Having that knowledge of what it was like to play for the former Rams head coach helped in Thorpe’s decision.
“I told C.J. straight up, Moorhead’s the kind of guy you want to play under,” said Niko Thorpe, a senior linebacker with Fordham. “Being a coach is one thing, but being an actual person, relating to players, is a whole other issue, and Moorhead does a great job of that. He’s the type of guy you could become friends with.”
That’s the kind of bond Thorpe feels he’s already formed with Moorhead, Franklin and the rest of the Penn State staff. That’s a main reason why the Pittsburgh native will suit up for the Nittany Lions next season and not his hometown Panthers.
Penn State was the right fit for Thorpe. Pitt wasn’t.
Even though that might rub some Panthers fans the wrong way, Thorpe’s not worried. He’s good friends with several players on the Pitt roster — defensive backs Damar Hamlin and Bricen Garner to name just two — and he can’t wait to face them.
While the lineman may not have been there on the sidelines at Heinz Field for last season’s Penn State-Pitt game, he will be in 2018.
And Thorpe’s already looking forward to it.
“It’s going to be crazy,” Thorpe said, nodding his head. “I’m expecting the boos.”
Overview of C.J. Thorpe
Hometown/high school: Glenshaw, Pa./Central Catholic
Height/weight: 6-foot-3/314 pounds
Position: Offensive lineman
Recruit ranking: 4 stars (247, ESPN, Rivals and Scout)

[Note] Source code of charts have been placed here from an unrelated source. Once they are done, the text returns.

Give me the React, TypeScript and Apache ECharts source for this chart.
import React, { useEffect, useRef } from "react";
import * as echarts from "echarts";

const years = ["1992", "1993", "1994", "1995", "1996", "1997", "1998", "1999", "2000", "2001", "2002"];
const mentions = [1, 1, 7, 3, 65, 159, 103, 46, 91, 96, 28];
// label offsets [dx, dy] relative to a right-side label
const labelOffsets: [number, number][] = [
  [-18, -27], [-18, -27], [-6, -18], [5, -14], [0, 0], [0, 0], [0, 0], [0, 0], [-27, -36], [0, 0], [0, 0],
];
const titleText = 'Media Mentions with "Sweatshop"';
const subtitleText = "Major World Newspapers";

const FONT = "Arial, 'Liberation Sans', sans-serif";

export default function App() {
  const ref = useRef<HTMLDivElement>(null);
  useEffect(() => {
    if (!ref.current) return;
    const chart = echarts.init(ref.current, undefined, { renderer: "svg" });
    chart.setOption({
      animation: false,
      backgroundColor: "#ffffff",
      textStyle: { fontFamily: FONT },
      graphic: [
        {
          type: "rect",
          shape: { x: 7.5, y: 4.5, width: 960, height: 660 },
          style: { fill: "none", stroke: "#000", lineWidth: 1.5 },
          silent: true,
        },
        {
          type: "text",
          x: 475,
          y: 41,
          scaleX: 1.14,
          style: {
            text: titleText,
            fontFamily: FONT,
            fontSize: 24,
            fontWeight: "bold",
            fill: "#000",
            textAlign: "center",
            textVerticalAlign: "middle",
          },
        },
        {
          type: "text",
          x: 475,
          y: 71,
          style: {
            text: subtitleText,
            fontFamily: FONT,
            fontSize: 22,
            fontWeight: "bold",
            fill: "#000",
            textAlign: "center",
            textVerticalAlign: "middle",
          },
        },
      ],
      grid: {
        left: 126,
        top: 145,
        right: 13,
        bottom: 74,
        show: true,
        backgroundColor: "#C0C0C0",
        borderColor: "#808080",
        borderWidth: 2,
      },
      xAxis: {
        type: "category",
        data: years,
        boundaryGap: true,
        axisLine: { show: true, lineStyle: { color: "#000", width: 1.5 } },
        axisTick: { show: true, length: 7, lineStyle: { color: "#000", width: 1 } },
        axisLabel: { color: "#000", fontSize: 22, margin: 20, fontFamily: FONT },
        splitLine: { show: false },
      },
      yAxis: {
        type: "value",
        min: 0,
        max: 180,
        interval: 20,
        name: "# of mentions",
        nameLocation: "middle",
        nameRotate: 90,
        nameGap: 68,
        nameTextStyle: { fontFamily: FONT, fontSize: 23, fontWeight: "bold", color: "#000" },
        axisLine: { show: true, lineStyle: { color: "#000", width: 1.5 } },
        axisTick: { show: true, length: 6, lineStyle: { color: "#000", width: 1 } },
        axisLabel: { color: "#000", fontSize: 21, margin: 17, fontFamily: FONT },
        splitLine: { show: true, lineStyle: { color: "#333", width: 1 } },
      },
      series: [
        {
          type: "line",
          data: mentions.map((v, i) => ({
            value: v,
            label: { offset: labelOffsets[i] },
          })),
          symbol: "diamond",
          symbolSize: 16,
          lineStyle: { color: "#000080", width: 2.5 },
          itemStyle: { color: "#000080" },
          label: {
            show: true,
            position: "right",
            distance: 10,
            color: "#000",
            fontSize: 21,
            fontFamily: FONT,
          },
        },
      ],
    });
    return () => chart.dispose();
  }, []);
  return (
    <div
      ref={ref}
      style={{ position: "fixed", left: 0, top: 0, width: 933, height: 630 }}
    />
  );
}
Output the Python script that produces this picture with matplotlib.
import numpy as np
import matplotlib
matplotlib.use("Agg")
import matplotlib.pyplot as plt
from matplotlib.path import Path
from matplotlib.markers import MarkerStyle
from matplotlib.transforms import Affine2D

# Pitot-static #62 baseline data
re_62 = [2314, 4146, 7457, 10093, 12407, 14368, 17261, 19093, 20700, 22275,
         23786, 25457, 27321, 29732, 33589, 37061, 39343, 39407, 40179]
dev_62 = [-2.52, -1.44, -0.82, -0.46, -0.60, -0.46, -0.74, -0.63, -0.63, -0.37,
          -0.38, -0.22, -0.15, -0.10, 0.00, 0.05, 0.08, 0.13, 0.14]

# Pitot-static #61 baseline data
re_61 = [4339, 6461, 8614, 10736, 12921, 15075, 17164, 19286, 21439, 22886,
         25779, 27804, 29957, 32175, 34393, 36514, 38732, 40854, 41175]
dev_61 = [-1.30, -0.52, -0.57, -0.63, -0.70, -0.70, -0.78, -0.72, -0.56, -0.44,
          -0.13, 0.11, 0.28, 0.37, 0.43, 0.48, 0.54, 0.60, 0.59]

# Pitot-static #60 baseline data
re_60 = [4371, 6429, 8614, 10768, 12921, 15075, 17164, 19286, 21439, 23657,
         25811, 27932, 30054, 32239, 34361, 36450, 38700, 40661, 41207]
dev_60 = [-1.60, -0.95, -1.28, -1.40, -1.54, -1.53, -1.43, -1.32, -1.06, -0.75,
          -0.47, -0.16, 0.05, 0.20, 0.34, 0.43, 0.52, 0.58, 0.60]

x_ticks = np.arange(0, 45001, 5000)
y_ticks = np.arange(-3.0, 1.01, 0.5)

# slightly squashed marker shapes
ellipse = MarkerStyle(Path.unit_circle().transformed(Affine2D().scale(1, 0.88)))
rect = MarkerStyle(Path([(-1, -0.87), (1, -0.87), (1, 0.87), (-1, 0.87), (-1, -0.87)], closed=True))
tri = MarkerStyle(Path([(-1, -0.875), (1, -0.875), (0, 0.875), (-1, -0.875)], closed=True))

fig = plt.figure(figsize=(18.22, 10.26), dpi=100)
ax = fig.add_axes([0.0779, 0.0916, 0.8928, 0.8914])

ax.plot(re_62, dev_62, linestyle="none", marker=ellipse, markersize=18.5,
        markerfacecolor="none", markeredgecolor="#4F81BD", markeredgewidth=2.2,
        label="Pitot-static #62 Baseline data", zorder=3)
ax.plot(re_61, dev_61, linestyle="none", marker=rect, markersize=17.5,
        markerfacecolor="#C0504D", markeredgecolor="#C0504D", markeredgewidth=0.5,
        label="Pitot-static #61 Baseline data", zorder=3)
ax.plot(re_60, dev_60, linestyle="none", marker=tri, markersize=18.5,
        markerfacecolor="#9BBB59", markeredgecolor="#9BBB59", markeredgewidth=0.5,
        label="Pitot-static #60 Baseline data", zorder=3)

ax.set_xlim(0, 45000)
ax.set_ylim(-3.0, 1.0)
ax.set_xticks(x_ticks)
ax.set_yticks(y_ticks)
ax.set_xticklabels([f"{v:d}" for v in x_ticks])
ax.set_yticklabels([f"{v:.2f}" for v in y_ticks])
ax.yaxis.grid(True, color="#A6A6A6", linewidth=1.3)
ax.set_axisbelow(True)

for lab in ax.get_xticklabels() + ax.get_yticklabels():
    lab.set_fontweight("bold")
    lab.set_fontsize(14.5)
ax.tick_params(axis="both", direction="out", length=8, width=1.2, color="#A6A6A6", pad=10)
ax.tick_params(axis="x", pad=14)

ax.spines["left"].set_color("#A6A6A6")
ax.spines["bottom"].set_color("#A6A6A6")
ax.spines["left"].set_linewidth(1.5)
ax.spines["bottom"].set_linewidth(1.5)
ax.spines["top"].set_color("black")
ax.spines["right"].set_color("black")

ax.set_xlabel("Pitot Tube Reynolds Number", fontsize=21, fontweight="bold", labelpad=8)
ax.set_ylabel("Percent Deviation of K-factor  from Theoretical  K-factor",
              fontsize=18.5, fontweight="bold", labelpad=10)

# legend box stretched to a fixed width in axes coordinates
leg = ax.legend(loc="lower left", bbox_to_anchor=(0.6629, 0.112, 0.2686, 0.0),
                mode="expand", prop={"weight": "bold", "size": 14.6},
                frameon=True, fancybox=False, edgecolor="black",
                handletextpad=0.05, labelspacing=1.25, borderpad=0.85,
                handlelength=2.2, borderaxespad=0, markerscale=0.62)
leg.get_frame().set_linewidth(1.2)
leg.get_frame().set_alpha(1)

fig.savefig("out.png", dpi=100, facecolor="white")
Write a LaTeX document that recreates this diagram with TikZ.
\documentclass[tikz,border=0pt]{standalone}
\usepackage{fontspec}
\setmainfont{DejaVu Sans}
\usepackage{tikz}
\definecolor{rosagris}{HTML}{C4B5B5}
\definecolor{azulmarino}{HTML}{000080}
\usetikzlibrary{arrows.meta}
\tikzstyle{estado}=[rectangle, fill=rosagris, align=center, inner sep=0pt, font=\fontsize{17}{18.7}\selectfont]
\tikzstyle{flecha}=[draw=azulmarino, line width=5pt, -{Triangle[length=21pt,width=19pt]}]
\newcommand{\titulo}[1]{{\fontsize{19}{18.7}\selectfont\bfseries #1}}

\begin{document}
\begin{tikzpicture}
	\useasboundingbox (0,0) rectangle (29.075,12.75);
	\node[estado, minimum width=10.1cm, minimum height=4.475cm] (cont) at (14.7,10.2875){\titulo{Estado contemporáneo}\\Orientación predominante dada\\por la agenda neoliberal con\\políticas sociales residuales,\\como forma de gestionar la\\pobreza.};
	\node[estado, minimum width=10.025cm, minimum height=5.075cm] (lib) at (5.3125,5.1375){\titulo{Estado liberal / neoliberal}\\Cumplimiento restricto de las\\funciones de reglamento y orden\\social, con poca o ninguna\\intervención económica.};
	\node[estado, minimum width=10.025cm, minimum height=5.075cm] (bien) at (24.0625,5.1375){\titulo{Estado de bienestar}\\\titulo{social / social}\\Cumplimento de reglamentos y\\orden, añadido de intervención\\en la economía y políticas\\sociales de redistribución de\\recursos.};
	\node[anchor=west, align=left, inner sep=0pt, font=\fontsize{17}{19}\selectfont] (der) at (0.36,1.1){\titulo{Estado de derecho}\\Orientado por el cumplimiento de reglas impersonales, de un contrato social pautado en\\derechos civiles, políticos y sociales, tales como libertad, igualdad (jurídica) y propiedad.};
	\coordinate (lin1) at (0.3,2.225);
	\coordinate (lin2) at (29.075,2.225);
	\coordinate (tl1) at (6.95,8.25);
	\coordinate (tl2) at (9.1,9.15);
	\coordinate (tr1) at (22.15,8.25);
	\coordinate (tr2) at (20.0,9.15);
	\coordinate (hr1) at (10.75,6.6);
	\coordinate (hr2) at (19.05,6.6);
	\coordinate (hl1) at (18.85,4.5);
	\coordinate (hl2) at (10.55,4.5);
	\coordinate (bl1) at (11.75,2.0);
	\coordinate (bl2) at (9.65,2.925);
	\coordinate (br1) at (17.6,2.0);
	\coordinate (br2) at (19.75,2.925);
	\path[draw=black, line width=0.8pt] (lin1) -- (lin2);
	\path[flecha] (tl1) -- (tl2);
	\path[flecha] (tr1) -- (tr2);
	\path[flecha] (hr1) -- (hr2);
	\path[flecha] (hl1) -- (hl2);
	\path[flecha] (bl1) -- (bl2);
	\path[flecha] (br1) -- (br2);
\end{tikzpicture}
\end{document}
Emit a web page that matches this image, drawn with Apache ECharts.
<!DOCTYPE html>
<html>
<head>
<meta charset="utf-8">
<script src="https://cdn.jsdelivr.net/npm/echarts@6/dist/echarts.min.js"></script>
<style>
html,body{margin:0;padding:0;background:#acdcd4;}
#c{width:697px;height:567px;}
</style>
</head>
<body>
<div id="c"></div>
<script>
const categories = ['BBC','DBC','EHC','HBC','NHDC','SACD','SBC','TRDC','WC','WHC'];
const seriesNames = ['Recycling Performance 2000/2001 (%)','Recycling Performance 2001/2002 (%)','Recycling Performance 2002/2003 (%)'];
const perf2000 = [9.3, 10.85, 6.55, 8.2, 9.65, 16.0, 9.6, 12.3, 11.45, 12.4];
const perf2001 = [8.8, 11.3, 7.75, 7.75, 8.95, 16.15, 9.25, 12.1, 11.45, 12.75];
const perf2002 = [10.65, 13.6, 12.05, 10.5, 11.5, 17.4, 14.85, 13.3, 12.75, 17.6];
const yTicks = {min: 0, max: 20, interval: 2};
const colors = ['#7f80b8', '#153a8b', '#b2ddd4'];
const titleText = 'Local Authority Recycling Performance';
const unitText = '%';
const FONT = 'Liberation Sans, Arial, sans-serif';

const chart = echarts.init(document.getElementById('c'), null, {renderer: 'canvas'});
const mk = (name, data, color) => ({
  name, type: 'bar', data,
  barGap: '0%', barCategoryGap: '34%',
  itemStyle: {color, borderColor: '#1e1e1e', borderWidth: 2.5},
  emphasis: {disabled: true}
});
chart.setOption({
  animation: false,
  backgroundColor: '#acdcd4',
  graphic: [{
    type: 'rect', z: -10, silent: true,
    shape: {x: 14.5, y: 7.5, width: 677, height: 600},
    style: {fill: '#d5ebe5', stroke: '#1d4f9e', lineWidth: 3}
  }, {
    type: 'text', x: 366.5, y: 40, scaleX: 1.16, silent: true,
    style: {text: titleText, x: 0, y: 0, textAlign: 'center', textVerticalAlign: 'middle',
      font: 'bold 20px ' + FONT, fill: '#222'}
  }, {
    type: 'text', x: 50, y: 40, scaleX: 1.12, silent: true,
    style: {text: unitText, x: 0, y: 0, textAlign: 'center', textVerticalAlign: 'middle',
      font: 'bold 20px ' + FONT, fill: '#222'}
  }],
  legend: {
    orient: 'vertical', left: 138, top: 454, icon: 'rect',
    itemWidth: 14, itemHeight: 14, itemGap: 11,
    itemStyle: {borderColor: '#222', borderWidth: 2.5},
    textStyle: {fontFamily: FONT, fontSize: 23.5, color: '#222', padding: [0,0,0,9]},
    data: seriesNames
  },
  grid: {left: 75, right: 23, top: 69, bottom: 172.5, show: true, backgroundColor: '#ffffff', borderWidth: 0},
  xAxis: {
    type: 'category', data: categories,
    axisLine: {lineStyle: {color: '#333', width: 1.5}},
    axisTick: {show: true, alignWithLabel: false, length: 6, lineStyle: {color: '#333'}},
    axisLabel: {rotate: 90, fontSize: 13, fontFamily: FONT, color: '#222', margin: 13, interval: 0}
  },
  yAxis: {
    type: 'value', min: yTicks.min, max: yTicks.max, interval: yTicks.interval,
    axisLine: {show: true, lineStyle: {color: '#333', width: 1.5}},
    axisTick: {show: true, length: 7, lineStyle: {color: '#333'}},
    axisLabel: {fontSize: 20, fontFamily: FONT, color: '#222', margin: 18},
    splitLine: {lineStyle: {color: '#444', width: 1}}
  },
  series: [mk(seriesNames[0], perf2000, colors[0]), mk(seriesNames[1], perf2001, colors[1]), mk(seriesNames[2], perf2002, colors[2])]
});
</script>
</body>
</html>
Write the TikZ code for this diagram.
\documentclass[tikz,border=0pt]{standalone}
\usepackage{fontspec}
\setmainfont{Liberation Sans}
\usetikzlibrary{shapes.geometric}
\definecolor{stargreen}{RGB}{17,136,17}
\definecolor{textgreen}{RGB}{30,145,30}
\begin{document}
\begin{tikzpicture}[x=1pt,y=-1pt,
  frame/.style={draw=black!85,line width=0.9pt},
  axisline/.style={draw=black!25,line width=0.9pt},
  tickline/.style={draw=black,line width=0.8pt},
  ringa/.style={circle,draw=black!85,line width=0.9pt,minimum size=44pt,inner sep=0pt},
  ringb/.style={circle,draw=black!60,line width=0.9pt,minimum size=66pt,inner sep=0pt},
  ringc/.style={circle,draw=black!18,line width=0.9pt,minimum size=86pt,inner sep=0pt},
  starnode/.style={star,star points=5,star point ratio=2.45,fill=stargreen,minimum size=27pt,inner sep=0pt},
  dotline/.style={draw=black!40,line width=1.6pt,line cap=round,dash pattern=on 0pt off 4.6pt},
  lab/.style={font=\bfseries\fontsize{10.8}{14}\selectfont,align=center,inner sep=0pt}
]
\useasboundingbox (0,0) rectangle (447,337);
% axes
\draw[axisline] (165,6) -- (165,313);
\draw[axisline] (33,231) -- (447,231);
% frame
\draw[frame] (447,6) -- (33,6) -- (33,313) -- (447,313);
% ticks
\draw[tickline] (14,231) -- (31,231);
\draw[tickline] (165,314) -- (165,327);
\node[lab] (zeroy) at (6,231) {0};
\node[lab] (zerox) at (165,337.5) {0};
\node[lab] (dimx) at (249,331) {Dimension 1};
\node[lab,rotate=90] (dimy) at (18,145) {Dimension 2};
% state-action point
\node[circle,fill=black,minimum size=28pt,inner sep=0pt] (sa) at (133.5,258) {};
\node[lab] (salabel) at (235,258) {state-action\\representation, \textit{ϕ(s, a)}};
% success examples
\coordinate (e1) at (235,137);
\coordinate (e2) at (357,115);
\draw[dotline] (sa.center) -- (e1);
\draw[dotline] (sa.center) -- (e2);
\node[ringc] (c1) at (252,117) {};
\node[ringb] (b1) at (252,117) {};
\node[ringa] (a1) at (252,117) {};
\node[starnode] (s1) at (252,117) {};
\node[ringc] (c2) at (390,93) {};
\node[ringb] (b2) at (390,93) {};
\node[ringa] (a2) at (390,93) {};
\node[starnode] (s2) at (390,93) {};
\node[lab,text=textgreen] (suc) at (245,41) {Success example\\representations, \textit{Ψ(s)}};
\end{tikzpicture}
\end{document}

Other scholarship offers: Alabama, Arizona State, Auburn, Georgia, Maryland, Michigan, North Carolina, Mississippi, Pitt, Stanford, Syracuse, Temple, Tennessee, UCLA, Virginia, West Virginia, Wisconsin
James Franklin says: “Thorpe is a grown man. He’s got something that I think most coaches are looking for. It’s hard to find. He’s an offensive lineman with a nastiness to him. He plays with a really nasty demeanor. He wants to finish it. He wants to be physical. When you can find guys like that, they’re really valuable.”